TMT Mücahitler Derneği, Rum Yönetimi Lideri Dimitris Hristofyas’ın, 15 Aralık 2011 tarihinde Birleşmiş Milletlere sunduğu önerilerii gizli tutmayarak basına sızdırmasına tepki göstererek, bu durumu, müzakere sürecinin gizlilik ilkesini ihlal olarak nitelendirdi.

Dernek, Cumhurbaşkanı Derviş Eroğlu’nu  müzakerelerle ilgili süreci halka açıkça anlatmaya davet etti.

TMT Mücahitler Derneği Genel Başkanı Yılmaz Bora yaptığı yazılı açıklamda, “Rum tarafı bu iki yüzlülüğü yapmayı bir alışkanlık haline getirmiştir. Bunun yanında Kuzey Kıbrıs Türk Cumhuriyeti 2’nci Cumhurbaşkanı Talat’la, imzalanmamış olmasına rağmen ‘Dört Özgürlük’ te uzlaşıldığı iddia edilen bir sözde belgeyi de dağıtıp, basına sızdırması, tam bir aymazlıktır” dedi.

Hristofyas’ın amacının, Kıbrıs Türk halkı üzerinde psikolojik baskı yaratarak zaman kazanmak olduğunu ifade eden Bora, şu görüşleri dile getirdi:

“Rum halkı ve siyasileri nazarında, güven yitiren Hristofyas, bu bizans oyunlarıyla Rum Cumhurbaşkanlığı eçimlerinde siyasi prim yapmak için son kozlarını oynamaktadır.
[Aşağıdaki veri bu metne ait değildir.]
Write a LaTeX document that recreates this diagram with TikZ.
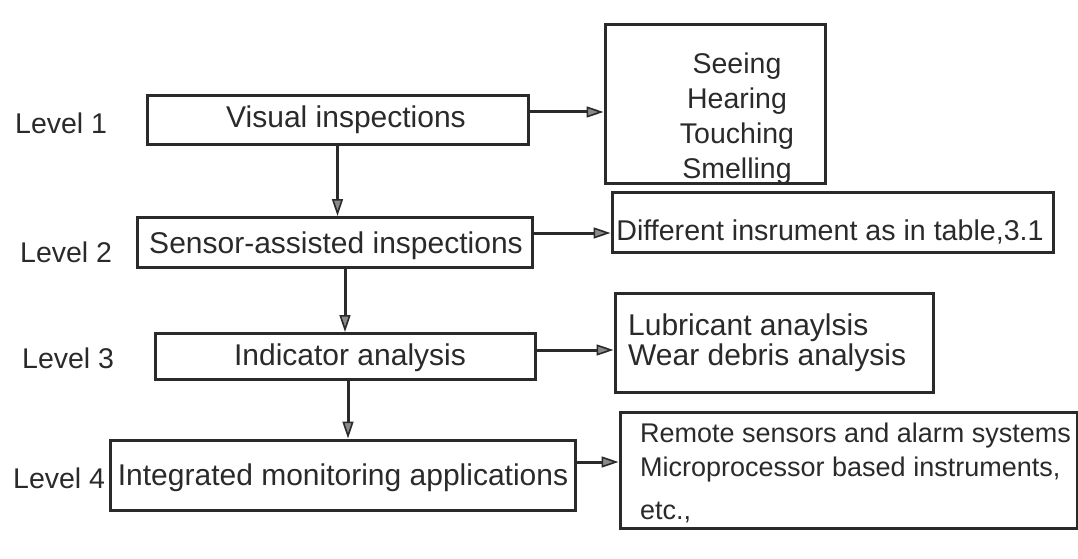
\documentclass[tikz,border=0pt]{standalone}
\usepackage{fontspec}
\setmainfont{Liberation Sans}
\usetikzlibrary{arrows.meta}
\definecolor{ink}{HTML}{2A2A2A}
\tikzset{
  box/.style={draw=ink, line width=3pt, rectangle, inner sep=0pt},
  txt/.style={text=ink, inner sep=0pt, font=\fontsize{30}{36}\selectfont},
  lbl/.style={text=ink, inner sep=0pt, anchor=west, font=\fontsize{28.5}{34}\selectfont},
  arr/.style={draw=ink, line width=3pt, -{Triangle[length=17pt, width=11pt, fill=ink!55, line width=1.6pt]}},
}
\begin{document}
\begin{tikzpicture}[x=1pt,y=-1pt]
\useasboundingbox (0,0) rectangle (1078,559);
% level labels
\node[lbl] (l1) at (15,123) {Level 1};
\node[lbl] (l2) at (20,252) {Level 2};
\node[lbl] (l3) at (22,358) {Level 3};
\node[lbl] (l4) at (13,478) {Level 4};
% left column boxes
\node[box, minimum width=381pt, minimum height=48pt] (vis) at (337.5,120) {};
\node[txt] (vist) at (346,120) {Visual inspections};
\node[box, minimum width=395pt, minimum height=50pt] (sen) at (334.5,242.5) {};
\node[txt] (sent) at (336,246) {Sensor-assisted inspections};
\node[box, minimum width=380pt, minimum height=46pt] (ind) at (345,356.5) {};
\node[txt] (indt) at (350,358) {Indicator analysis};
\node[box, minimum width=465pt, minimum height=70pt] (int) at (342.5,475) {};
\node[txt] (intt) at (343,478) {Integrated monitoring applications};
% right column boxes
\node[box, minimum width=220pt, minimum height=158pt] (sees) at (715,104) {};
\node[txt, align=center, font=\fontsize{28.5}{35}\selectfont] (seest) at (737,118.5) {Seeing\\Hearing\\Touching\\Smelling};
\node[box, minimum width=441pt, minimum height=60pt] (diff) at (832.5,222) {};
\node[txt, font=\fontsize{28.6}{34}\selectfont] (difft) at (830,232) {Different insrument as in table,3.1};
\node[box, minimum width=318pt, minimum height=99pt] (lub) at (774,342.5) {};
\node[txt, align=left, anchor=west, font=\fontsize{30}{30}\selectfont] (lubt) at (628,343) {Lubricant anaylsis\\Wear debris analysis};
\node[box, minimum width=457pt, minimum height=116pt] (rem) at (848.5,470) {};
\node[txt, align=left, anchor=west, font=\fontsize{27}{34}\selectfont] (remt) at (640,473) {Remote sensors and alarm systems\\Microprocessor based instruments,\\[9pt]etc.,};
% connectors
\draw[arr] ([yshift=8pt]vis.east) -- ([yshift=8pt]vis.east -| sees.west);
\draw[arr] (vis.south) -- (vis.south |- sen.north);
\draw[arr] ([yshift=9.5pt]sen.east) -- ([yshift=9.5pt]sen.east -| diff.west);
\draw[arr] (ind.north |- sen.south) -- (ind.north);
\draw[arr] ([yshift=6.5pt]ind.east) -- ([yshift=6.5pt]ind.east -| lub.west);
\draw[arr] ([xshift=3pt]ind.south) -- ([xshift=3pt]ind.south |- int.north);
\draw[arr] ([yshift=13pt]int.east) -- ([yshift=13pt]int.east -| rem.west);
\end{tikzpicture}
\end{document}
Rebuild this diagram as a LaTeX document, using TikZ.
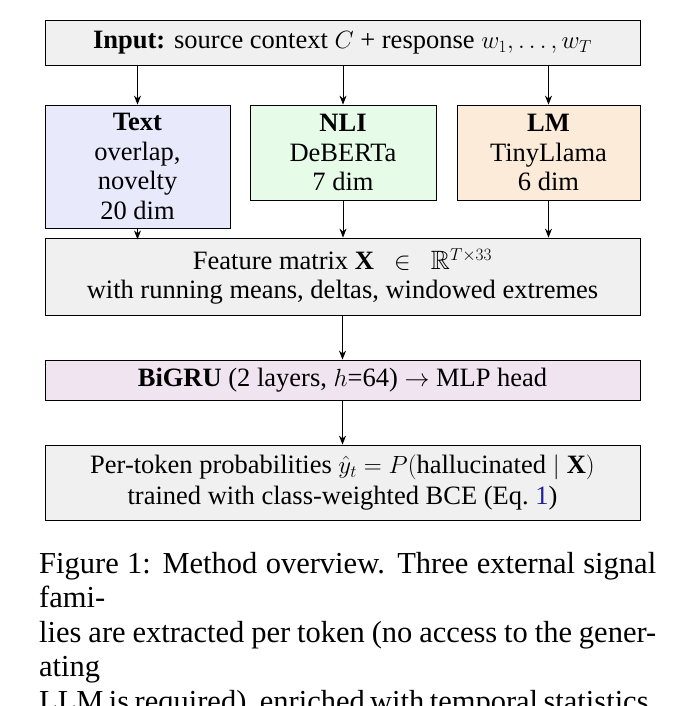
\documentclass[tikz,border=0pt]{standalone}
\usepackage{fontspec}
\setmainfont{Liberation Serif}
\usepackage{amsmath,amssymb}
\usepackage{xcolor}
\usetikzlibrary{arrows.meta}
\definecolor{gbox}{HTML}{F0F0F0}
\definecolor{tbox}{HTML}{E8EAFC}
\definecolor{nbox}{HTML}{E6FCE8}
\definecolor{lbox}{HTML}{FDEBDA}
\definecolor{bbox}{HTML}{F1E4F1}
\definecolor{refblue}{HTML}{1F1FA0}
\begin{document}
\begin{tikzpicture}[x=1pt,y=-1pt,
  box/.style={draw,line width=0.8pt,inner sep=0pt,align=center,font=\fontsize{26.5}{29.5}\selectfont},
  arr/.style={-{Stealth[length=9pt,width=7pt]},line width=0.9pt}]
\useasboundingbox (0,0) rectangle (691,706);
\node[box,fill=gbox,minimum width=595pt,minimum height=45pt] (in) at (342.5,42.5)
  {\textbf{Input:} source context $C$ + response $w_1,\ldots,w_T$};
\node[box,fill=tbox,minimum width=185pt,minimum height=123pt] (t) at (137.5,166.5)
  {\textbf{Text}\\overlap,\\novelty\\20 dim};
\node[box,fill=nbox,minimum width=186pt,minimum height=95pt] (n) at (343,152.5)
  {\textbf{NLI}\\DeBERTa\\7 dim};
\node[box,fill=lbox,minimum width=183pt,minimum height=95pt] (l) at (548.5,152.5)
  {\textbf{LM}\\TinyLlama\\6 dim};
\node[box,fill=gbox,minimum width=595pt,minimum height=77pt] (f) at (342.5,276.5)
  {Feature matrix $\mathbf{X}\ \ \in\ \ \mathbb{R}^{T\times 33}$\\with running means, deltas, windowed extremes};
\node[box,fill=bbox,minimum width=595pt,minimum height=40pt] (b) at (342.5,380)
  {\textbf{BiGRU} (2 layers, $h$=64) $\to$ MLP head};
\node[box,fill=gbox,minimum width=595pt,minimum height=75pt] (o) at (342.5,482.5)
  {Per-token probabilities $\hat{y}_t = P(\text{hallucinated} \mid \mathbf{X})$\\[1pt]trained with class-weighted BCE (Eq.~\textcolor{refblue}{1})};
\draw[arr] (in.south -| t) -- (t.north);
\draw[arr] (in.south -| n) -- (n.north);
\draw[arr] (in.south -| l) -- (l.north);
\draw[arr] (t.south) -- ++(0,11);
\draw[arr] (n.south) -- (n.south |- f.north);
\draw[arr] (l.south) -- (l.south |- f.north);
\draw[arr] (f.south) -- (b.north);
\draw[arr] (b.south) -- (o.north);
\node[anchor=north west,text width=617pt,align=justify,inner sep=0pt,font=\fontsize{30.5}{34.5}\selectfont] (cap) at (39,552)
  {Figure 1: Method overview. Three external signal fami-\linebreak lies are extracted per token (no access to the generating\linebreak LLM is required), enriched with temporal statistics, and\linebreak labeled jointly by a bidirectional sequence model.};
\end{tikzpicture}
\end{document}
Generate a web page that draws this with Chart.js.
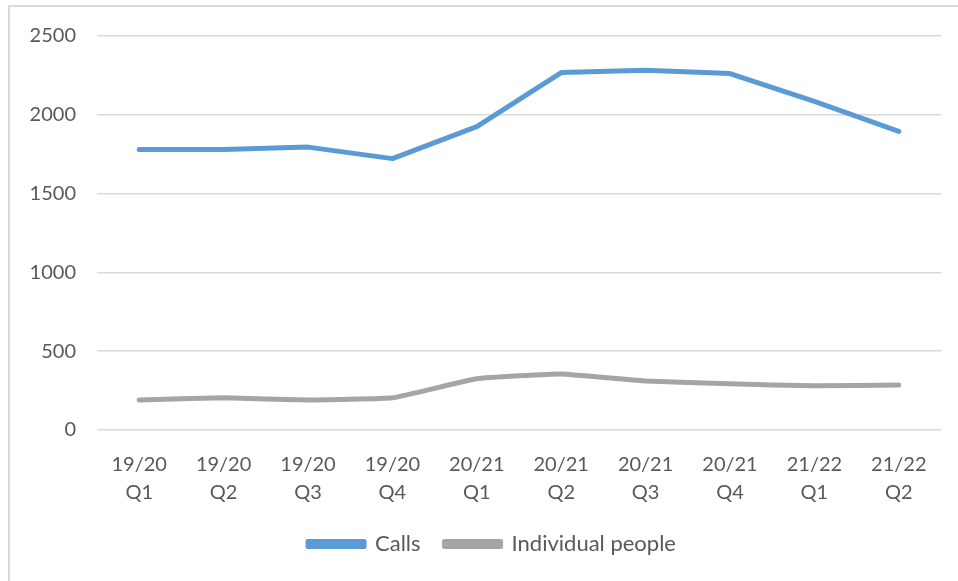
<!DOCTYPE html>
<html>
<head>
<meta charset="utf-8">
<script src="https://cdn.jsdelivr.net/npm/chart.js@4.4.1/dist/chart.umd.min.js"></script>
<style>
  html, body { margin: 0; padding: 0; background: #fff; }
  body { width: 958px; height: 581px; position: relative; overflow: hidden; }
  #frame { position: absolute; left: 8px; top: 5px; width: 1000px; height: 600px;
           border-left: 2px solid #d9d9d9; border-top: 2px solid #d9d9d9; }
  #wrap { position: absolute; left: 0; top: 0; width: 958px; height: 581px; }
</style>
</head>
<body>
<div id="frame"></div>
<div id="wrap"><canvas id="c" width="958" height="581"></canvas></div>
<script>
// Quarterly figures
const quarters = [
  ['19/20', 'Q1'], ['19/20', 'Q2'], ['19/20', 'Q3'], ['19/20', 'Q4'],
  ['20/21', 'Q1'], ['20/21', 'Q2'], ['20/21', 'Q3'], ['20/21', 'Q4'],
  ['21/22', 'Q1'], ['21/22', 'Q2']
];
const calls = [1780, 1780, 1795, 1722, 1925, 2268, 2282, 2262, 2085, 1895];
const individualPeople = [190, 204, 190, 204, 325, 356, 311, 293, 280, 286];
const yTicks = [0, 500, 1000, 1500, 2000, 2500];

const FONT = 'Lato, "Open Sans", sans-serif';
const TEXT = '#595959';

// Centre the legend under the plot area rather than the whole canvas
const legendUnderPlot = {
  id: 'legendUnderPlot',
  afterLayout(chart) {
    const lg = chart.legend;
    if (!lg) return;
    const shift = (chart.chartArea.left + chart.chartArea.right) / 2 - (lg.left + lg.right) / 2 - 27;
    lg.left += shift;
    lg.right += shift;
  }
};

new Chart(document.getElementById('c'), {
  type: 'line',
  data: {
    labels: quarters,
    datasets: [
      { label: 'Calls', data: calls, borderColor: '#5B9BD5', backgroundColor: '#5B9BD5',
        borderWidth: 5, pointRadius: 0, tension: 0, borderCapStyle: 'round', borderJoinStyle: 'round' },
      { label: 'Individual people', data: individualPeople, borderColor: '#A5A5A5', backgroundColor: '#A5A5A5',
        borderWidth: 5, pointRadius: 0, tension: 0.1, borderCapStyle: 'round', borderJoinStyle: 'round' }
    ]
  },
  plugins: [legendUnderPlot],
  options: {
    responsive: false,
    animation: false,
    layout: { padding: { left: 0, right: 17, top: 36, bottom: 16 } },
    plugins: {
      legend: {
        position: 'bottom',
        labels: {
          font: { family: FONT, size: 22 },
          color: TEXT,
          boxWidth: 56,
          boxHeight: 5,
          padding: 24
        }
      },
      tooltip: { enabled: false }
    },
    scales: {
      x: {
        offset: true,
        afterFit: s => { s.height = 79; },
        grid: { display: false, drawTicks: false },
        border: { display: false },
        ticks: { font: { family: FONT, size: 20, lineHeight: 1.4 }, color: TEXT, padding: 21, maxRotation: 0 }
      },
      y: {
        min: 0, max: 2500,
        afterBuildTicks: s => { s.ticks = yTicks.map(v => ({ value: v })); },
        afterFit: s => { s.width = 97; },
        grid: { color: '#d9d9d9', lineWidth: 1.5, drawTicks: false },
        border: { display: false },
        ticks: { font: { family: FONT, size: 20 }, color: TEXT, padding: 21,
                 callback: v => String(v) }
      }
    }
  }
});
</script>
</body>
</html>
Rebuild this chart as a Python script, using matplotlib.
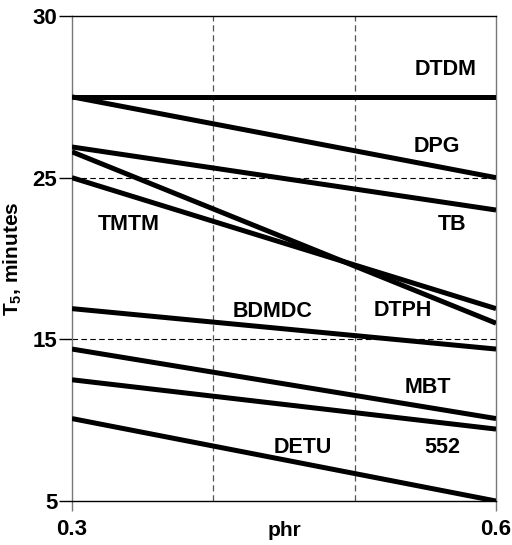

Müzakere sürecini etkisizleştirerek, sıkışıklıktan kurtulmaya, sözde Kıbrıs’ın dönem başkanlığının avantajlarından medet ummaktadır.

Kıbrıs Türk halkı açısından, Hristofyas’ın basına sızdırdığı, sözde Rum çözüm önerileri Rumların hayalleridir ve Kıbrıs’taki Türk varlığına son vermeyi hedeflemektedir.”

“İki Ayrı Egemen Devlet” olgusunun, Türkiye’nin etkin ve fiili garantörlüğünün, tartışılması veya ulandırılmasının asla kabul edilemeyeceğini, bunun görüşülmesinin dahi yapılamayacağını ifade eden Yılmaz Bora, Cumhurbaşkanı Derviş Eroğlu’nu müzakerelerle ilgili süreci halka  açıkça anlatmaya davet ederek açıklamasını  şöyle tamamladı:

“Rum tarafının,dezenformasyon yoluyla, halkımız arasında kuşkular yaratmasına ve 5 kol aaliyetlerine uygun zemin yaratmasına olanak vermemek için bunu gerekli görüyoruz. Yaratılmaya çalışılan suni gündemler ve olası dış baskılar karşısında, birlik ve bütünlüğe en çok ihtiyaç duyduğumuz bir dönemden geçtiğimizin bilincindeyiz. Bunun için halkımızın gerçeklerle bilgilendirilmesinin gereğine inanıyoruz.”